1990 - 1994: Body Time Rain / Body Time Jade -- all through high school I wore (as did all the girls I knew) essential oils from the Berkeley shop then called The Body Shop, now called Body Time. Freshman and sophomore year I wore a scent called Rain and the last two years I wore one called Jade which I considered profoundly more grownup and sophisticated.


1994 - 1996: ck one -- me and every other alterna white college girl in america wore this "unisex" perfume (I never did know a boy who wore it) believing profoundly in the purity of our mid-nineties slacker minimalism, and smelling pretty good while we did so.


1996 - 1997: lavender oil -- I spend my junior year in England and subscribe to my mother's deeply-held belief that if you wear a certain scent in a certain time and place, and never again, it will always remind you of that time in a powerful Proustian manner. Alas the scent I choose is both too weak a preparation and too ubiquitous a smell. It doesn't work.


1997 (summer): Crabtree and Eveyln Freesia -- I try again with the whole scent-of-memory thing, popping for this bottle of floral yumminess on the high street in Oxford before jaunting off to backpack around Europe for six weeks. It works a bit better--to this day the scent of freesias reminds me vaguely of something in the past, though in a fairly nonspecific way.


1998 - 2003: Bare Escentuals something-or-other -- in the midst of post-college bumbling around I buy a bottle of a perfume, not the one pictured above, but something made by the same company (before they became a makeup brand) and packaged in a similar bottle, that I believe was maybe called Fresh, though I can find no record online today of such a thing ever having existed.
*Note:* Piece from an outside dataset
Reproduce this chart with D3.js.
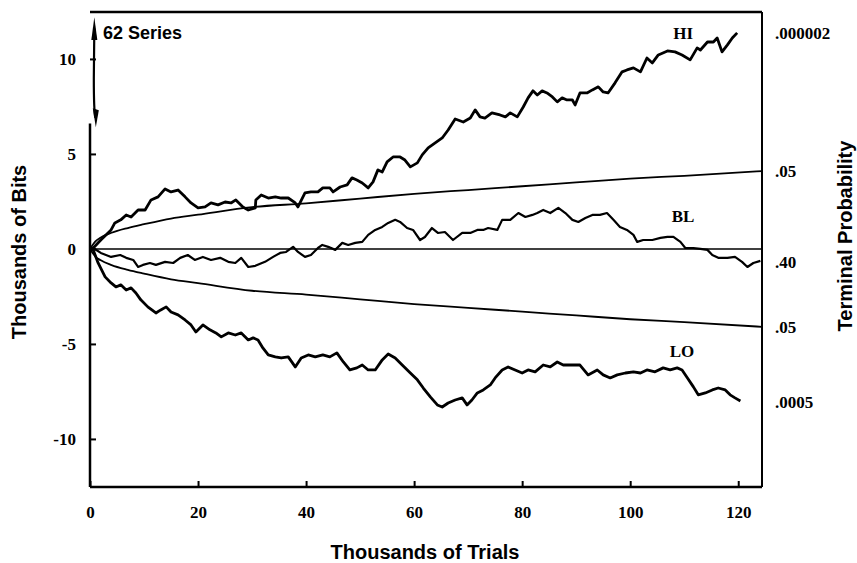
<!DOCTYPE html>
<html>
<head>
<meta charset="utf-8">
<script src="https://cdn.jsdelivr.net/npm/d3@7"></script>
<style>
  body { margin: 0; background: #fff; }
  .tick text { font-family: "Liberation Serif", "Times New Roman", serif; font-weight: bold; font-size: 17px; fill: #000; }
  .tick line { stroke: #000; stroke-width: 2; }
  .ttl { font-family: "Liberation Sans", Arial, sans-serif; font-weight: bold; font-size: 20px; fill: #000; }
  .ser { font-family: "Liberation Serif", "Times New Roman", serif; font-weight: bold; font-size: 17px; fill: #000; }
</style>
</head>
<body>
<div id="viz"></div>
<script>
// thousands of trials vs thousands of bits (cumulative deviation)
const xTicks = [0, 20, 40, 60, 80, 100, 120];
const yTicks = [-10, -5, 0, 5, 10];

const hiTrace = [[0,0],[0.6,0.05],[2.0,0.47],[3.9,1.0],[4.6,1.37],[5.7,1.53],[6.7,1.79],[7.6,1.68],[8.9,2.05],[10.2,2.05],
  [11.3,2.58],[12.6,2.74],[13.9,3.16],[15.0,3.0],[16.3,3.1],[17.6,2.74],[18.7,2.42],[20.0,2.16],[21.3,2.21],[22.4,2.42],
  [23.7,2.32],[25.0,2.47],[26.1,2.42],[27.0,2.58],[28.3,2.21],[29.3,2.05],[30.6,2.16],[30.7,2.58],[31.7,2.84],[33.0,2.68],
  [34.3,2.74],[35.4,2.68],[36.7,2.68],[38.0,2.42],[38.5,2.21],[39.8,2.95],[40.9,3.0],[42.2,3.0],[43.1,3.21],[44.4,3.21],
  [45.0,3.0],[46.3,3.26],[47.6,3.37],[48.5,3.74],[49.4,3.63],[50.4,3.47],[51.5,3.21],[52.4,3.53],[53.3,4.16],[54.1,4.05],
  [55.0,4.58],[56.1,4.84],[57.4,4.84],[58.3,4.68],[59.3,4.32],[60.6,4.53],[61.5,4.95],[62.6,5.32],[63.9,5.58],[65.2,5.84],
  [66.3,6.26],[67.6,6.84],[69.1,6.68],[70.4,6.89],[71.3,7.32],[72.2,6.95],[73.1,6.89],[74.4,7.16],[75.9,7.05],[76.9,6.95],
  [77.8,7.16],[79.1,6.95],[80.2,7.47],[81.1,7.95],[82.0,8.32],[82.8,8.1],[83.7,8.32],[84.6,8.21],[85.6,8.0],[86.5,7.74],
  [87.4,7.95],[88.3,7.84],[89.3,7.84],[89.8,7.58],[90.7,8.21],[92.0,8.21],[93.0,8.37],[94.1,8.53],[95.0,8.26],[95.9,8.21],
  [97.2,8.74],[98.5,9.32],[99.4,9.42],[100.6,9.53],[101.9,9.32],[103.1,10.05],[104.1,9.79],[105.2,10.21],[106.9,10.42],
  [108.3,10.37],[109.6,10.21],[111.1,9.95],[112.4,10.58],[113.0,10.47],[114.3,10.89],[115.4,10.89],[116.1,11.1],
  [117.0,10.37],[118.0,10.74],[118.9,11.1],[119.8,11.37]];

const blTrace = [[0,0],[0.6,0.05],[2.0,-0.21],[3.9,-0.42],[5.6,-0.32],[6.7,-0.47],[8.0,-0.58],[8.9,-0.95],[9.8,-0.84],
  [11.1,-0.74],[12.2,-0.84],[13.9,-0.68],[15.4,-0.74],[16.7,-0.47],[18.1,-0.32],[19.4,-0.58],[20.9,-0.42],[22.4,-0.58],
  [24.1,-0.47],[25.6,-0.68],[26.9,-0.74],[28.0,-0.47],[29.3,-0.95],[30.6,-0.89],[32.4,-0.68],[33.9,-0.42],[35.2,-0.21],
  [36.3,-0.16],[37.6,0.11],[38.5,-0.16],[39.8,-0.42],[40.9,-0.32],[42.2,0.05],[43.0,0.21],[44.1,0.11],[45.4,-0.05],
  [46.7,0.32],[47.8,0.21],[49.1,0.32],[50.4,0.37],[51.5,0.74],[52.8,1.0],[54.1,1.16],[55.2,1.37],[56.5,1.53],[57.4,1.42],
  [58.7,1.1],[59.8,1.0],[61.1,0.47],[62.0,0.63],[63.3,1.1],[64.4,0.84],[65.7,0.89],[67.2,0.47],[68.9,0.84],[70.4,0.84],
  [71.7,1.0],[72.8,1.0],[73.7,1.1],[75.4,1.0],[76.3,1.53],[77.8,1.53],[79.3,1.89],[80.6,1.68],[81.9,1.79],[82.8,1.89],
  [83.9,2.05],[85.2,1.89],[86.7,2.16],[88.0,1.89],[89.3,1.53],[90.4,1.42],[91.7,1.63],[93.0,1.79],[94.4,1.79],[95.7,1.89],
  [96.9,1.53],[98.1,1.16],[99.4,1.0],[100.6,0.74],[101.3,0.37],[102.4,0.47],[104.1,0.47],[105.6,0.58],[106.9,0.63],
  [108.0,0.63],[109.3,0.37],[110.2,0.05],[111.7,0.05],[113.0,0],[114.3,-0.05],[115.2,-0.32],[116.3,-0.47],[118.0,-0.47],
  [119.4,-0.42],[120.7,-0.68],[121.7,-0.95],[122.8,-0.74],[124.1,-0.63]];

const loTrace = [[0,0],[0.6,-0.05],[1.5,-0.74],[2.8,-1.47],[3.9,-1.79],[4.8,-2.0],[5.7,-1.89],[6.7,-2.16],[7.6,-2.05],
  [8.5,-2.32],[9.4,-2.68],[10.7,-3.05],[12.2,-3.37],[13.1,-3.21],[14.1,-3.05],[15.0,-3.32],[16.3,-3.47],[17.6,-3.74],
  [18.7,-4.0],[19.6,-4.37],[20.9,-4.0],[22.2,-4.26],[23.3,-4.42],[24.3,-4.63],[25.6,-4.42],[26.9,-4.53],[28.0,-4.42],
  [29.3,-4.79],[30.2,-4.68],[31.1,-4.79],[32.0,-5.21],[33.0,-5.58],[34.3,-5.68],[35.4,-5.74],[36.7,-5.68],[38.0,-6.21],
  [39.1,-5.74],[40.4,-5.58],[41.7,-5.68],[43.1,-5.58],[44.4,-5.68],[45.7,-5.47],[46.9,-5.95],[48.1,-6.37],[49.4,-6.26],
  [50.4,-6.11],[51.5,-6.37],[52.8,-6.37],[54.1,-5.84],[55.2,-5.53],[56.5,-5.74],[57.8,-6.11],[59.3,-6.53],[60.6,-6.89],
  [61.7,-7.32],[63.0,-7.79],[64.3,-8.21],[65.2,-8.32],[66.3,-8.11],[67.6,-7.95],[68.9,-7.84],[69.8,-8.21],[70.7,-7.95],
  [71.7,-7.58],[72.8,-7.42],[74.1,-7.16],[75.0,-6.79],[76.3,-6.37],[77.4,-6.21],[78.7,-6.37],[80.0,-6.53],[81.1,-6.37],
  [82.4,-6.47],[83.9,-6.11],[85.2,-6.21],[86.5,-5.95],[87.6,-6.11],[89.3,-6.11],[90.7,-6.11],[92.2,-6.63],[93.9,-6.37],
  [95.0,-6.63],[96.3,-6.79],[97.6,-6.63],[99.1,-6.53],[100.6,-6.47],[101.9,-6.53],[103.1,-6.37],[104.6,-6.47],
  [106.1,-6.26],[107.4,-6.37],[108.7,-6.26],[109.6,-6.37],[110.6,-6.79],[111.7,-7.26],[112.6,-7.68],[113.9,-7.58],
  [115.2,-7.42],[116.3,-7.32],[117.6,-7.42],[118.5,-7.68],[119.4,-7.84],[120.4,-8.0]];

// .05 envelope
const envX = [0, 1, 2, 4, 7, 10, 15, 20, 30, 40, 50, 60, 70, 80, 90, 100, 110, 124.4];
const envY = [0, 0.4, 0.6, 0.85, 1.1, 1.3, 1.6, 1.8, 2.2, 2.4, 2.65, 2.9, 3.1, 3.3, 3.5, 3.7, 3.85, 4.1];

const probLabels = [".000002", ".05", ".40", ".05", ".0005"];
const probAt = [11.37, 4.1, -0.68, -4.1, -8.05];

const seriesNames = ["HI", "BL", "LO"];
const seriesNameAt = [[109.8, 11.37], [109.8, 1.74], [109.6, -5.37]];

const W = 857, H = 563;
const svg = d3.select('#viz').append('svg').attr('width', W).attr('height', H);

const x = d3.scaleLinear().domain([0, 124.4]).range([90, 762]);
const y = d3.scaleLinear().domain([-12.53, 12.47]).range([487, 12]);

// frame
svg.append('line').attr('x1', x(0)).attr('x2', x(124.4)).attr('y1', y(12.47)).attr('y2', y(12.47))
  .attr('stroke', '#000').attr('stroke-width', 2.5);
svg.append('line').attr('x1', x(124.4)).attr('x2', x(124.4)).attr('y1', y(12.47)).attr('y2', y(-12.53))
  .attr('stroke', '#000').attr('stroke-width', 2);
svg.append('line').attr('x1', x(0)).attr('x2', x(124.4)).attr('y1', y(-12.53)).attr('y2', y(-12.53))
  .attr('stroke', '#000').attr('stroke-width', 2.5);
svg.append('line').attr('x1', x(0)).attr('x2', x(0)).attr('y1', y(6.6)).attr('y2', y(-12.53))
  .attr('stroke', '#000').attr('stroke-width', 2.5);

const yAxis = d3.axisLeft(y).tickValues(yTicks).tickSize(-6).tickPadding(14).tickFormat(d => d);
svg.append('g').attr('transform', `translate(${x(0)},0)`).call(yAxis)
  .call(g => g.select('.domain').remove());

const xAxis = d3.axisBottom(x).tickValues(xTicks).tickSize(-6).tickPadding(19);
svg.append('g').attr('transform', `translate(0,${y(-12.53)})`).call(xAxis)
  .call(g => g.select('.domain').remove());

// double arrow at the top of the y axis
const ax = x(0.8);
svg.append('path')
  .attr('d', `M${ax},${y(11.6)} L${ax - 0.5},${y(9)} Q${ax - 0.5},${y(7.3)} ${ax + 1},${y(6.9)}`)
  .attr('fill', 'none').attr('stroke', '#000').attr('stroke-width', 2.2);
svg.append('path')
  .attr('d', `M${ax},${y(12.2)} L${ax + 3},${y(11.0)} L${ax - 3},${y(11.0)} Z`).attr('fill', '#000');
svg.append('path')
  .attr('d', `M${ax + 1.5},${y(6.4)} L${ax + 4.5},${y(7.3)} L${ax - 1.5},${y(7.4)} Z`).attr('fill', '#000');

const line = d3.line().x(d => x(d[0])).y(d => y(d[1]));

// zero line and envelope
svg.append('path').attr('d', line([[0, 0], [124.4, 0]])).attr('fill', 'none')
  .attr('stroke', '#000').attr('stroke-width', 1.6);
const env = envX.map((v, i) => [v, envY[i]]);
svg.append('path').attr('d', line.curve(d3.curveMonotoneX)(env)).attr('fill', 'none')
  .attr('stroke', '#000').attr('stroke-width', 1.8);
svg.append('path').attr('d', line(env.map(d => [d[0], -d[1]]))).attr('fill', 'none')
  .attr('stroke', '#000').attr('stroke-width', 1.8);
line.curve(d3.curveLinear);

// the three traces
[hiTrace, blTrace, loTrace].forEach((t, i) => {
  svg.append('path').attr('d', line(t)).attr('fill', 'none')
    .attr('stroke', '#000').attr('stroke-width', i == 1 ? 2.2 : 2.8).attr('stroke-linejoin', 'round');
});

svg.selectAll('text.ser').data(seriesNames).enter().append('text').attr('class', 'ser')
  .attr('x', (d, i) => x(seriesNameAt[i][0])).attr('y', (d, i) => y(seriesNameAt[i][1]))
  .attr('text-anchor', 'middle').attr('dy', '0.35em').text(d => d);

svg.selectAll('text.prob').data(probLabels).enter().append('text').attr('class', 'ser prob')
  .attr('x', x(124.4) + 13).attr('y', (d, i) => y(probAt[i])).attr('dy', '0.35em').text(d => d);

svg.append('text').attr('class', 'ttl').attr('x', x(2.4)).attr('y', y(11.37)).attr('dy', '0.35em')
  .style('font-size', '18px').text('62 Series');

svg.append('text').attr('class', 'ttl').attr('x', 425).attr('y', 559).attr('text-anchor', 'middle')
  .text('Thousands of Trials');
svg.append('text').attr('class', 'ttl').attr('transform', 'translate(26,252) rotate(-90)')
  .attr('text-anchor', 'middle').text('Thousands of Bits');
svg.append('text').attr('class', 'ttl').attr('transform', 'translate(852,236) rotate(-90)')
  .attr('text-anchor', 'middle').text('Terminal Probability');
</script>
</body>
</html>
I decide I love it and when I go back to the mall to buy another bottle it's on sale, and clearly going away for good, so I buy three or four bottles and proceed to wear it for a good four or five years. It smells like grapefruit.


2003 - 2004: Pin Stripe Skirt -- I become an editorial assistant at a book publishing company and feel I have finally arrived. I must reinvent myself as a professional woman! I buy this at Anthropologie. I can't remember what it smelled like at all.


2005 - 2010: Lovely -- I get married and feel I need another upgrade. Celebrity perfume from a department store is posh, right? I adore this one, probably largely because, let's be honest (though I don't realize it at the time), it's almost all the way back full circle to Electric Youth; famous blonde lady, pink in color, smells like candy (though this one is quite a delicious candy scent).


2011 - 2016: Tokyo Milk Dark #17 Arsenic -- I have a baby. When I go to spritz on perfume on my first day back to work after maternity leave I am horrified: the sort of sweet perfume I've loved for more than twenty years smells terrible, sickly and repulsive. What the heck? Apparently my hormones or something have completely altered my sense of smell or my taste in smells or something. I go to Sephora and spend ages smelling every perfume in there, most of which I hate, until I find this one which is super duper weird and delights me entirely. The marketing copy describes it thus: Sea Salt, Vanilla Bean, Cut Greens, Cardamom, Crushed Fennel, Absinthe. It sounds (and kind of smells) like a fancy cocktail, not a perfume. I am in love. For now.